“Ninguém tem a receita da felicidade. Na hora infeliz, de nada valerão os mais elaborados cozidos do contentamento. Se para algumas mulheres a tristeza é até motor do apetite, não convém empanturrar-se nos dias de angústia”, assim começa o primeiro parágrafo do ‘livro de receita para mulheres tristes’, Héctor Abad. Comprei outro domingo desses, na Livraria Cultura, tomada de revolta com o Abad que exclui qualquer possibilidade de tristeza nos homens a partir do título.

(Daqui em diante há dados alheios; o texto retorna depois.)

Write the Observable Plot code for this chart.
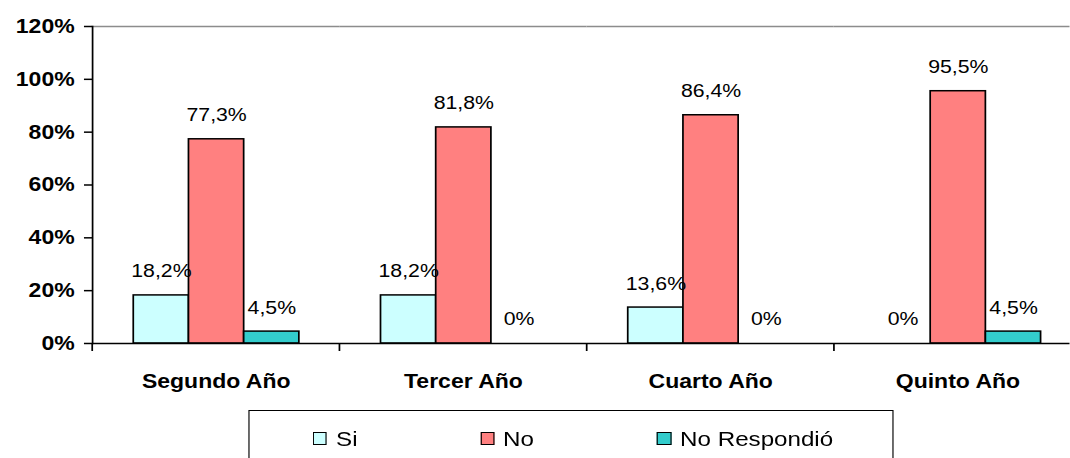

Li “num sentada”, como se diz...e é um livro leve, mas cheio de ingredientes que deveriam ser receitados por toda nutricionista/endocrinologista/psicólogo que se preze para matar a fome sem engordar as ideias.
Aquela fome de um novo amor ou aquela fome, a pior de todas, que nos come a alma, as vísceras, as forças e até o coração quando se foi um amor. Excelente as receitas de Abad sobre amor feliz, solidão feliz, medo da velhice e angústia sem nome. Os copos d’água e a quantidade exata de vodka necessária para aplacar uma dor. Ou uma saudade.
As colheradas de nutella para adoçar os momentos amargos e as pitadinhas de sal, necessárias para dar gosto aos momentos estacionados da vida.
A vontade de preparar um banquete para o presente, como se estivesse cozinhando os ovos lentamente ou mexendo-os para colocar mais energia e agilidade aos acontecimentos almejados, me veio como a necessidade de temperar um amor - fervendo, sangrando, adoçando, e claro, comendo e lambendo os beiços com a mesma sensação de contentamento e prazer de degustar uma carne.
Talvez fossemos ótimos escritores de autoajuda ou filosofia, principalmente se colocássemos em prática metade das lições que aconselhamos e até sabemos. Mas viver no mundo do impossível, do improvável, da espera do milagre, da felicidade das praças no fim da tarde alimentando pombos e atravessando oceanos para amar madrugada adentro não nos faz cozinheiros dos nossos desejos. Não mata a nossa própria fome.
Ao contrário de Abad, não tenho trato com ervas, verduras, frutos, raízes e etc. Talvez só tenha apenas receitas de muito amor e carinho para temperar meus estrogonofes e algumas relações, que vezenquanto até desoneram, mas quase nunca perdem o ponto.